High-performance Computing (90535) final project at UniGe

Primary LanguageCApache License 2.0Apache-2.0

Game of Life

Comparative analysis of possible parallel implementations of Conway's famous Game of Life (GoL) using both GPU-based toolkits, CUDA, and CPU-based toolkits, OpenMP and MPI, on INFN's Ocapie cluster for HPC.

Authors: F. Minutoli, M. Ghirardelli, and D. Surpanu.

Useful links

Useful information

Standard

  • The borderline size to distinguish a small GoL's grid from a big one has been set to 50x50 due to visualization constraints that would hinder visibility. Indeed any grid larger than that cannot be properly visualized in a terminal and its evolution would not be appreciated in its entirety.

  • Any custom C guard implemented to force some specific behaviour in the code is marked with a GoL_ prefix.

Display file format

Both the input and output file format comply with the full-matrix format (FM), that is:

  • A single header row comprising the # of rows and columns in the grid, as two space-separated numbers.

  • A line for each row in the grid comprising all of its values, expressed as an X character for ALIVE cells and an empty space (or non-X character) for DEAD cells.

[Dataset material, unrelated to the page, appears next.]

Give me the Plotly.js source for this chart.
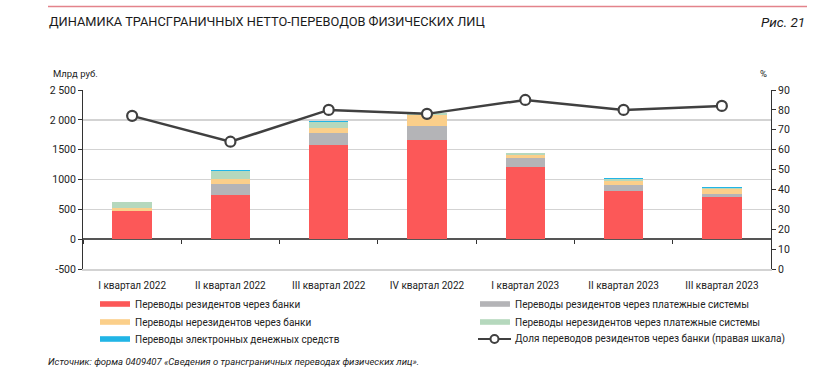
<!DOCTYPE html>
<html>
<head>
<meta charset="utf-8">
<script src="https://cdn.plot.ly/plotly-3.0.1.min.js"></script>
<style>html,body{margin:0;padding:0;background:#fff;}#chart{width:840px;height:379px;}</style>
</head>
<body>
<div id="chart"></div>
<script>
// ---- Data ----
const categories = ["I квартал 2022","II квартал 2022","III квартал 2022","IV квартал 2022","I квартал 2023","II квартал 2023","III квартал 2023"];
const residentsBanks = [465, 738, 1572, 1656, 1208, 811, 710];
const residentsPaySys = [0, 180, 212, 240, 146, 101, 45];
const nonresidentsBanks = [50, 84, 84, 184, 56, 67, 79];
const nonresidentsPaySys = [106, 140, 94, 32, 30, 36, 26];
const electronicMoney = [4, 10, 18, 8, 8, 14, 14];
const shareResidentsBanks = [77, 64, 80, 78, 85, 80, 82];
const leftTickVals = [-500, 0, 500, 1000, 1500, 2000, 2500];
const leftTickText = ["-500", "0", "500", "1000", "1500", "2 000", "2 500"];
const seriesNames = [
  "Переводы резидентов через банки",
  "Переводы резидентов через платежные системы",
  "Переводы нерезидентов через банки",
  "Переводы нерезидентов через платежные системы",
  "Переводы электронных денежных средств",
  "Доля переводов резидентов через банки (правая шкала)"
];
const titleText = "ДИНАМИКА ТРАНСГРАНИЧНЫХ НЕТТО-ПЕРЕВОДОВ ФИЗИЧЕСКИХ ЛИЦ";
const figText = "Рис. 21";
const sourceText = "Источник: форма 0409407 «Сведения о трансграничных переводах физических лиц».";

// ---- Styles ----
const FONT = "Roboto, 'DejaVu Sans Condensed', sans-serif";
const colors = ["#FC5858", "#B4B4B7", "#FBCF8A", "#B5D8BD", "#22B5E6"];
const lineColor = "#404040";
const W = 840, H = 379, L = 83, R = 771, T = 90, B = 269;
const px = x => (x - L) / (R - L);
const py = y => (B - y) / (B - T);

const barSeries = [residentsBanks, residentsPaySys, nonresidentsBanks, nonresidentsPaySys, electronicMoney];
const traces = barSeries.map((vals, i) => ({
  type: "bar", x: categories, y: vals, name: seriesNames[i],
  marker: {color: colors[i], line: {width: 0}}, width: 0.4,
  xaxis: "x", yaxis: "y", showlegend: false, hoverinfo: "skip"
}));
traces.push({
  type: "scatter", mode: "lines+markers", x: categories, y: shareResidentsBanks,
  name: seriesNames[5], xaxis: "x2", yaxis: "y2", showlegend: false,
  line: {color: lineColor, width: 2.5},
  marker: {symbol: "circle", size: 10, color: "#ffffff", line: {color: lineColor, width: 2.2}},
  cliponaxis: false
});

const shapes = [
  {type: "line", xref: "paper", yref: "paper", x0: px(48), x1: px(807), y0: py(6.5), y1: py(6.5), line: {color: "#E3838B", width: 1.5}}
];
const annotations = [
  {text: titleText, xref: "paper", yref: "paper", x: px(47), y: py(22), xanchor: "left", yanchor: "middle", showarrow: false, font: {family: FONT, size: 12.8, color: "#1a1a1a"}},
  {text: figText, xref: "paper", yref: "paper", x: px(807), y: py(22), xanchor: "right", yanchor: "middle", showarrow: false, font: {family: FONT, size: 13.5, color: "#1a1a1a", style: "italic"}},
  {text: "Млрд руб.", xref: "paper", yref: "paper", x: px(51), y: py(73), xanchor: "left", yanchor: "middle", showarrow: false, font: {family: FONT, size: 9.5, color: "#222"}},
  {text: "%", xref: "paper", yref: "paper", x: px(763), y: py(73), xanchor: "center", yanchor: "middle", showarrow: false, font: {family: FONT, size: 9.5, color: "#222"}},
  {text: sourceText, xref: "paper", yref: "paper", x: px(46), y: py(361), xanchor: "left", yanchor: "middle", showarrow: false, font: {family: FONT, size: 9.5, color: "#222", style: "italic"}}
];
// Legend (two columns)
const legendPos = [[100, 304], [480, 304], [100, 322], [480, 322], [100, 339], [480, 339]];
legendPos.forEach((p, i) => {
  const [lx, ly] = p;
  if (i < 5) {
    shapes.push({type: "rect", xref: "paper", yref: "paper", x0: px(lx), x1: px(lx + 30), y0: py(ly - 2.8), y1: py(ly + 2.8), fillcolor: colors[i], line: {width: 0}});
  } else {
    shapes.push({type: "line", xref: "paper", yref: "paper", x0: px(lx - 2), x1: px(lx + 31), y0: py(ly), y1: py(ly), line: {color: lineColor, width: 2.2}});
    shapes.push({type: "circle", xref: "paper", yref: "paper", x0: px(lx + 10.5), x1: px(lx + 18.5), y0: py(ly + 4), y1: py(ly - 4), fillcolor: "#fff", line: {color: lineColor, width: 2}});
  }
  annotations.push({text: seriesNames[i], xref: "paper", yref: "paper", x: px(lx + 33), y: py(ly), xanchor: "left", yanchor: "middle", showarrow: false, font: {family: FONT, size: 10, color: "#222"}});
});

const layout = {
  width: W, height: H,
  margin: {l: L, r: W - R, t: T, b: H - B, pad: 0},
  paper_bgcolor: "#fff", plot_bgcolor: "#fff",
  font: {family: FONT, size: 10, color: "#222"},
  barmode: "stack", bargap: 0.6,
  showlegend: false,
  xaxis: {type: "category", showgrid: false, showline: true, linecolor: "#d3d3d3", linewidth: 1.5,
          ticks: "", tickfont: {family: FONT, size: 10, color: "#222"}, ticklabelstandoff: 6,
          zeroline: false, fixedrange: true},
  xaxis2: {type: "category", overlaying: "x", anchor: "free", position: py(239), matches: "x",
           showgrid: false, showline: false, showticklabels: false, ticks: "outside", ticklen: 4,
           tickcolor: "#333", tickwidth: 1, tickson: "boundaries", zeroline: false},
  yaxis: {range: [-500, 2500], tickvals: leftTickVals, ticktext: leftTickText,
          showgrid: true, gridcolor: "#d3d3d3", gridwidth: 1.5,
          zeroline: true, zerolinecolor: "#555", zerolinewidth: 1.5,
          showline: true, linecolor: "#333", linewidth: 1, ticks: "outside", ticklen: 4, tickcolor: "#333",
          tickfont: {family: FONT, size: 10.5, color: "#222"}, fixedrange: true},
  yaxis2: {range: [0, 90], dtick: 10, overlaying: "y", side: "right", anchor: "x",
           showgrid: false, zeroline: false, showline: true, linecolor: "#333", linewidth: 1,
           ticks: "outside", ticklen: 4, tickcolor: "#333",
           tickfont: {family: FONT, size: 10.5, color: "#222"}, fixedrange: true},
  shapes: shapes,
  annotations: annotations
};

Plotly.newPlot("chart", traces, layout, {staticPlot: true, displayModeBar: false});
</script>
</body>
</html>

Sample input files can be found in the example folder, but one is given here, as well:

4 4
X  X
    
  XX
 X X

Please note: In case the (0, 0) cell is DEAD, thus the file starts with an empty space, replace its character with any non-X character (i.e., A) of choice before reading the GoL matrix from file. This prevents a well-known buggy behaviour of the getline() function in C from happening, due to which leading whitespaces are skipped.

Folder structure

This repository contains both the source code for a GPU-based implementation of Conway's Game of Life, inside the src\gpu folder and for a CPU-based implementation, inside the src\cpu folder. The include folder, instead, contains header files that both implementations utilize interchangeably, i.e., the base structs life_t and chunk_t, with a few specific C guards whenever the functionalities have to differ.

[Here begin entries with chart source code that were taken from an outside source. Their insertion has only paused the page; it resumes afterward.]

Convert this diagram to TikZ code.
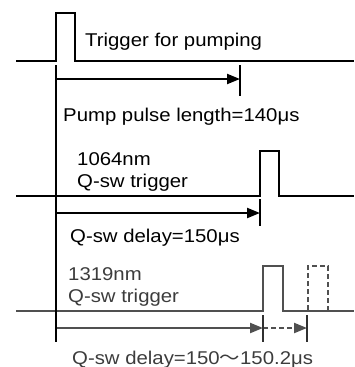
\documentclass[tikz,border=0pt]{standalone}
\usepackage{fontspec}
\setmainfont{Liberation Sans}
\newfontfamily\cjkfont{Noto Sans CJK SC}
\usetikzlibrary{arrows.meta}
\definecolor{sgray}{HTML}{505050}
\definecolor{tgray}{HTML}{3C3C3C}
\definecolor{kgray}{HTML}{303030}
\newcommand{\stx}[1]{\scalebox{1.1}[1]{#1}}
\begin{document}
\begin{tikzpicture}[x=1pt,y=-1pt,
  sig/.style={line width=2.8pt,line join=miter},
  vline/.style={line width=2.8pt},
  tick/.style={line width=2.4pt},
  arr/.style={line width=2.2pt,-{Triangle[length=13pt,width=10pt]}},
  lbl/.style={anchor=base west,inner sep=0pt,font=\fontsize{18.5}{22}\selectfont},
  dpulse/.style={line width=2.2pt,dash pattern=on 5pt off 3pt}]
\useasboundingbox (0,0) rectangle (354,367);
% row 1
\coordinate (r1s) at (16,61);
\coordinate (r1a) at (56,61);
\coordinate (r1b) at (56,13);
\coordinate (r1c) at (75,13);
\coordinate (r1d) at (75,61);
\coordinate (r1e) at (354,61);
\draw[sig] (r1s) -- (r1a) -- (r1b) -- (r1c) -- (r1d) -- (r1e);
% vertical reference line
\coordinate (v0) at (56,65);
\coordinate (v1) at (56,342);
% arrow 1
\coordinate (a1s) at (56,79);
\coordinate (a1e) at (240,79);
\coordinate (t1a) at (240,65);
\coordinate (t1b) at (240,96);
\draw[arr] (a1s) -- (a1e);
\draw[tick] (t1a) -- (t1b);
\node[lbl] (trig) at (85,46) {\stx{Trigger for pumping}};
\node[lbl] (pump) at (63,121) {\stx{Pump pulse length=140μs}};
% row 2
\coordinate (r2s) at (16,196);
\coordinate (r2a) at (260,196);
\coordinate (r2b) at (260,151);
\coordinate (r2c) at (279,151);
\coordinate (r2d) at (279,196);
\coordinate (r2e) at (354,196);
\draw[sig] (r2s) -- (r2a) -- (r2b) -- (r2c) -- (r2d) -- (r2e);
\coordinate (a2s) at (56,213);
\coordinate (a2e) at (260,213);
\coordinate (t2a) at (260,199);
\coordinate (t2b) at (260,226);
\draw[arr] (a2s) -- (a2e);
\draw[tick] (t2a) -- (t2b);
\node[lbl] (l1064) at (77,165) {\stx{1064nm}};
\node[lbl] (l1064b) at (77,187) {\stx{Q-sw trigger}};
\node[lbl] (d1064) at (70,242) {\stx{Q-sw delay=150μs}};
% row 3
\coordinate (r3s) at (16,311);
\coordinate (r3a) at (263,311);
\coordinate (r3b) at (263,266);
\coordinate (r3c) at (283,266);
\coordinate (r3d) at (283,311);
\coordinate (r3e) at (354,311);
\draw[sig,sgray] (r3s) -- (r3a) -- (r3b) -- (r3c) -- (r3d) -- (r3e);
\coordinate (q1) at (308,310);
\coordinate (q2) at (308,266);
\coordinate (q3) at (328,266);
\coordinate (q4) at (328,310);
\draw[dpulse,sgray] (q1) -- (q2) -- (q3) -- (q4);
\coordinate (a3s) at (56,328);
\coordinate (a3m) at (263,328);
\coordinate (a3e) at (307,328);
\draw[arr,sgray] (a3s) -- (a3m);
\draw[arr,sgray,dash pattern=on 5pt off 3pt] (a3m) -- (a3e);
\coordinate (t3a) at (263,315);
\coordinate (t3b) at (263,342);
\coordinate (t4a) at (307,315);
\coordinate (t4b) at (307,342);
\draw[tick,kgray] (t3a) -- (t3b);
\draw[tick,kgray] (t4a) -- (t4b);
\draw[vline] (v0) -- (v1);
\node[lbl,text=tgray] (l1319) at (68,280) {\stx{1319nm}};
\node[lbl,text=tgray] (l1319b) at (68,302) {\stx{Q-sw trigger}};
\node[lbl,text=tgray] (d1319) at (72,364) {\stx{Q-sw delay=150{\cjkfont ～}150.2μs}};
\end{tikzpicture}
\end{document}
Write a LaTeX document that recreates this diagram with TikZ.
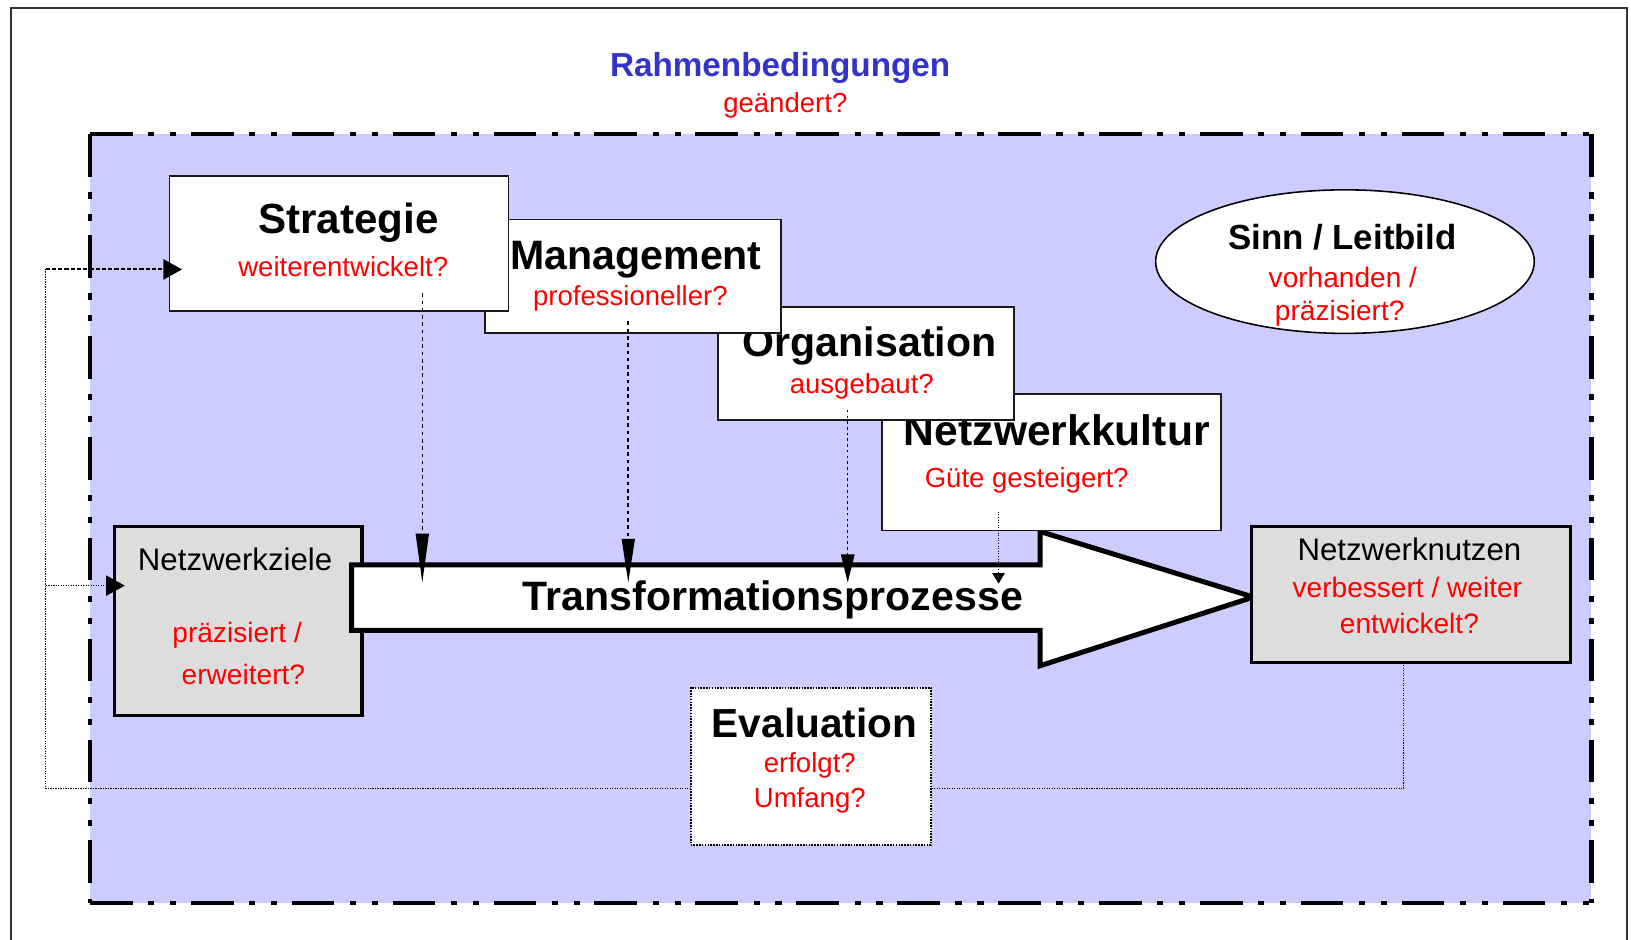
\documentclass[tikz,border=0pt]{standalone}
\usepackage{fontspec}
\setmainfont{Liberation Sans}
\usetikzlibrary{arrows.meta,shapes.geometric}
\definecolor{lav}{HTML}{CCCCFF}
\definecolor{qred}{HTML}{FF0000}
\definecolor{qblue}{HTML}{3333CC}
\definecolor{qgray}{HTML}{DDDDDD}
\begin{document}
\begin{tikzpicture}[x=1pt,y=-1pt,
  wbox/.style={draw=black!90, line width=1.5pt, fill=white, inner sep=0pt, outer sep=0pt},
  gbox/.style={draw=black, line width=3.3pt, fill=qgray, inner sep=0pt, outer sep=0pt},
  ttl/.style={font=\fontsize{39.5}{39.5}\selectfont\bfseries, inner sep=0pt, anchor=base},
  sub/.style={text=qred, font=\fontsize{26.5}{26.5}\selectfont, inner sep=0pt, anchor=base},
  nrm/.style={font=\fontsize{30}{30}\selectfont, inner sep=0pt, anchor=base},
  frameline/.style={line width=4.2pt, dash pattern=on 41pt off 15pt on 6pt off 15pt on 6pt off 14pt},
  vdash/.style={line width=1.5pt, dash pattern=on 3.5pt off 3.5pt},
  vdot/.style={line width=1pt, dash pattern=on 1pt off 1.5pt},
  fb/.style={line width=1.1pt, dash pattern=on 1.2pt off 1.2pt},
  fbarrow/.style={-{Triangle[length=18pt,width=19.5pt]}}
]
\useasboundingbox (0,0) rectangle (1568,903);
% outer frame
\draw[line width=2pt, draw=black!80] (11,910) -- (11,8) -- (1564,8) -- (1564,910);
% Rahmen area
\fill[lav] (86.5,129) rectangle (1530,868);
\draw[frameline] (86.5,129) -- (1530,129);
\draw[frameline] (1530,129) -- (1530,868);
\draw[frameline] (86.5,868) -- (1530,868);
\draw[frameline] (86.5,129) -- (86.5,868);
\node[font=\fontsize{32}{32}\selectfont\bfseries, text=qblue, anchor=base, inner sep=0pt] (rahmen) at (750,74) {Rahmenbedingungen};
\node[sub] (geaendert) at (755,108) {geändert?};

% Sinn / Leitbild
\node[ellipse, draw=black, line width=1.5pt, fill=white, minimum width=364pt, minimum height=138pt, inner sep=0pt] (sinn) at (1293,251.5) {};
\node[ttl, font=\fontsize{33.5}{33.5}\selectfont\bfseries] (sinnt) at (1290.5,240) {Sinn / Leitbild};
\node[sub, font=\fontsize{27}{27}\selectfont] (sinns1) at (1291,276) {vorhanden /};
\node[sub, font=\fontsize{27}{27}\selectfont] (sinns2) at (1288,308) {präzisiert?};

% Netzwerkziele
\node[gbox, minimum width=238pt, minimum height=182pt] (ziele) at (229,597) {};
\node[nrm] (zielet) at (226,548) {Netzwerkziele};
\node[sub, font=\fontsize{27}{27}\selectfont] (ziele1) at (228,618) {präzisiert /};
\node[sub, font=\fontsize{27}{27}\selectfont] (ziele2) at (234,658) {erweitert?};

% big arrow
\draw[line width=4.8pt, fill=white, line join=miter] (338,543) -- (1000,543) -- (1000,511) -- (1205,574) -- (1000,640) -- (1000,606) -- (338,606) -- cycle;
\node[ttl] (trans) at (743,587) {Transformationsprozesse};

% Netzwerknutzen
\node[gbox, minimum width=307pt, minimum height=131pt] (nutzen) at (1356.5,571.5) {};
\node[nrm] (nutzent) at (1355,539) {Netzwerknutzen};
\node[sub, font=\fontsize{27}{27}\selectfont] (nutzen1) at (1353,574) {verbessert / weiter};
\node[sub, font=\fontsize{27}{27}\selectfont] (nutzen3) at (1355,609) {entwickelt?};

% feedback loop
\coordinate (fbcorner) at (44,758);
\coordinate (fbtop) at (44,259);
\coordinate (fbmid) at (44,563);
\draw[fb] ([xshift=-7pt]nutzen.south) |- (fbcorner) -- (fbtop);
\draw[fb, fbarrow, shorten >=-10pt] (fbmid) -- (fbmid -| ziele.west);

% evaluation
\node[draw=black, fill=white, line width=2pt, dash pattern=on 1.5pt off 1.2pt, minimum width=231pt, minimum height=151pt, inner sep=0pt, outer sep=0pt] (eval) at (779.5,736.5) {};
\node[ttl, font=\fontsize{39}{39}\selectfont\bfseries] (evalt) at (783,709) {Evaluation};
\node[sub] (evals1) at (778.5,743) {erfolgt?};
\node[sub] (evals2) at (778.5,776) {Umfang?};

% stacked boxes (back to front)
\node[wbox, minimum width=326pt, minimum height=131pt] (kultur) at (1011,444.5) {};
\node[ttl, font=\fontsize{41}{41}\selectfont\bfseries] (kulturt) at (1016,428) {Netzwerkkultur};
\node[sub] (kulturs) at (987,469) {Güte gesteigert?};

\node[wbox, minimum width=285pt, minimum height=109pt] (org) at (832.5,349.5) {};
\node[ttl] (orgt) at (836,343) {Organisation};
\node[sub] (orgs) at (828.5,378) {ausgebaut?};

\node[wbox, minimum width=285pt, minimum height=109pt] (mgmt) at (608.5,265.5) {};
\node[ttl] (mgmtt) at (611.5,259.5) {Management};
\node[sub] (mgmts) at (606,294) {professioneller?};

\node[wbox, minimum width=326pt, minimum height=130pt] (strat) at (326,234) {};
\node[ttl, font=\fontsize{40.5}{40.5}\selectfont\bfseries] (stratt) at (335,224) {Strategie};
\node[sub] (strats) at (330,266) {weiterentwickelt?};

% feedback entry into Strategie
\draw[line width=2pt, dash pattern=on 4pt off 2pt, fbarrow, shorten >=-12pt] (fbtop) -- (fbtop -| strat.west);

% influence arrows onto the transformation
\coordinate (sA) at (406,282);  \coordinate (eA) at (406,560);
\coordinate (sB) at (604,309);  \coordinate (eB) at (604,560);
\coordinate (sC) at (815,394);  \coordinate (eC) at (815,560);
\coordinate (sD) at (960,492);  \coordinate (eD) at (960,561);
\draw[vdash, -{Triangle[length=47pt,width=12.5pt]}] (sA) -- (eA);
\draw[vdash, -{Triangle[length=42pt,width=12.5pt]}] (sB) -- (eB);
\draw[vdash, dash pattern=on 2.5pt off 3pt, line width=1.3pt, -{Triangle[length=27pt,width=13pt]}] (sC) -- (eC);
\draw[vdot, -{Triangle[length=10pt,width=12pt]}] (sD) -- (eD);
\end{tikzpicture}
\end{document}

The bin folder contains various binaries generated by both implementations via the make command, each of which is characterized by specific tags in its name that describe how it was compiled; hence, its scope:

  • vec, stands for binaries optimized with vectorization at compile time;
  • omp, stands for binaries in which OpenMP support has been enabled;
  • mpi, stands for binaries in which MPI support has been enabled, thus they should be launched following standard MPI commands format, i.e., mpirun or mpiexec;
  • hybrid, stands for binaries in which a hybrid MPI+OpenMP support has been enabled;
  • cuda, stands for binaries that should be run on a GPU-capable machine.

Last but not least, the experiment folder contains all the experiments that we ran both implementations through.

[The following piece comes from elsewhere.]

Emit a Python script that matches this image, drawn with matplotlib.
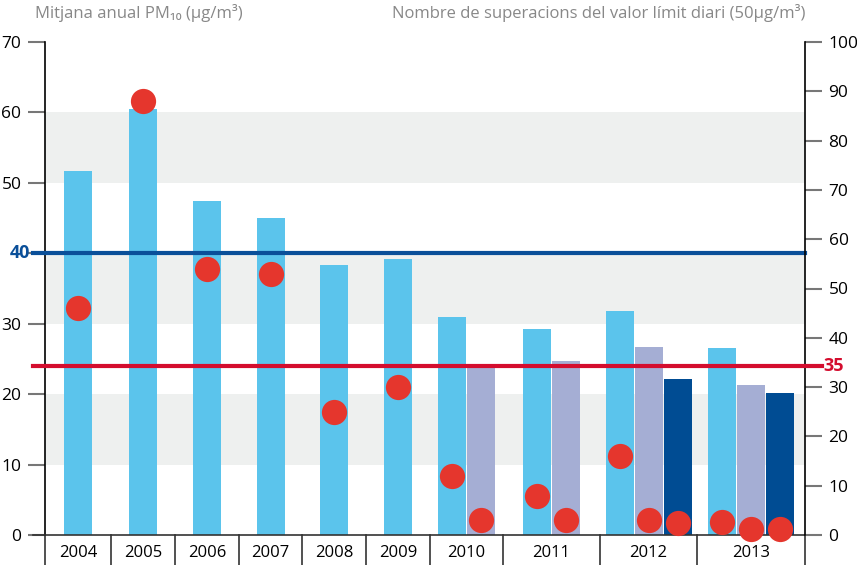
import matplotlib.pyplot as plt
import matplotlib.transforms as mtransforms
import numpy as np

plt.rcParams['font.family'] = ['Open Sans', 'DejaVu Sans']

years = ['2004', '2005', '2006', '2007', '2008', '2009', '2010', '2011', '2012', '2013']
# annual mean PM10 (ug/m3), one to three bars per year
pm10 = [[51.7], [60.5], [47.4], [45.0], [38.4], [39.2],
        [31.0, 24.0], [29.3, 24.7], [31.8, 26.7, 22.2], [26.6, 21.3, 20.2]]
# number of days above daily limit, one per bar
exceed = [[46], [88], [54], [53], [25], [30],
          [12, 3], [8, 3], [16, 3, 2.5], [2.6, 1.2, 1.2]]
annual_limit = 40
daily_limit = 35
daily_line = 34.3   # where the red line sits in the original

# layout (in pixel-like units along x)
edges = [0, 66, 130, 194, 257, 321, 385, 458, 555, 652, 760]
pitch = 29
bar_w = 28
bar_colors = ['#5BC4EC', '#A5AED4', '#004C93']

fig = plt.figure(figsize=(8.57, 5.65), dpi=100)
ax = fig.add_axes([45 / 857, 30 / 565, 760 / 857, 493 / 565])
ax2 = ax.twinx()

ax.set_xlim(edges[0], edges[-1])
ax.set_ylim(0, 70)
ax2.set_ylim(0, 100)

for lo, hi in [(10, 20), (30, 40), (50, 60)]:
    ax.axhspan(lo, hi, color='#EEF0EF', zorder=0, lw=0)

dots_x, dots_y = [], []
for i, vals in enumerate(pm10):
    center = (edges[i] + edges[i + 1]) / 2
    n = len(vals)
    xs = center + (np.arange(n) - (n - 1) / 2) * pitch
    for j, (x, v) in enumerate(zip(xs, vals)):
        ax.bar(x, v, width=bar_w, color=bar_colors[j], zorder=2, lw=0)
        dots_x.append(x)
        dots_y.append(exceed[i][j])

# limit lines
ax.plot([-12, edges[-1]], [annual_limit] * 2, color='#0A4F99', lw=3, zorder=3, clip_on=False)
ax.text(-15, annual_limit, str(annual_limit), color='#0A4F99', fontsize=13, fontweight='bold',
        ha='right', va='center')
ax2.plot([-12, edges[-1] + 17], [daily_line] * 2, color='#D40D2E', lw=3, zorder=3, clip_on=False)
ax2.text(edges[-1] + 18, daily_line, str(daily_limit), color='#D40D2E', fontsize=13,
         fontweight='bold', ha='left', va='center')

ax2.scatter(dots_x, dots_y, s=330, color='#E5362D', zorder=5, clip_on=False, lw=0)

# axes styling
for a in (ax, ax2):
    a.spines['top'].set_visible(False)
    a.spines['bottom'].set_visible(False)
    a.set_xticks([])
ax.spines['right'].set_visible(False)
ax2.spines['left'].set_visible(False)
ax.spines['left'].set_linewidth(1.2)
ax2.spines['right'].set_linewidth(1.2)

lticks = [0, 10, 20, 30, 40, 50, 60, 70]
ax.set_yticks(lticks)
ax.set_yticklabels(['' if t == annual_limit else str(t) for t in lticks])
ax.tick_params(axis='y', length=12, width=1.5, color='#777777', labelsize=12.5, pad=5)
ax2.set_yticks(range(0, 101, 10))
ax2.tick_params(axis='y', length=12, width=1.5, color='#777777', labelsize=12.5, pad=5)

# category axis below
trans = mtransforms.blended_transform_factory(ax.transData, ax.transAxes)
ax.plot([edges[0] - 12, edges[-1]], [0, 0], color='#333333', lw=1.2, transform=trans,
        clip_on=False, zorder=4)
for e in edges:
    ax.plot([e, e], [0, -0.062], color='#333333', lw=1.2, transform=trans, clip_on=False)
for i, y in enumerate(years):
    ax.text((edges[i] + edges[i + 1]) / 2, -0.036, y, transform=trans, ha='center',
            va='center', fontsize=12)

fig.text(35 / 857, 1 - 13 / 565, 'Mitjana anual PM₁₀ (μg/m³)', color='#888888',
         fontsize=12, ha='left', va='center')
fig.text(805 / 857, 1 - 13 / 565, 'Nombre de superacions del valor límit diari (50μg/m³)',
         color='#888888', fontsize=12, ha='right', va='center')

fig.savefig('out.png', dpi=100)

Despite the repo containing both CPU and GPU code it has to be said that in order for the whole code to run, it needs to be shipped on a GPU-capable machine with OpenMP and MPI support. Otherwise, specific machines that provide either CPU or GPU capabilities should be implied to test both worlds separately.

Sample usage

Run any binary with the -h flag to learn its expected usage.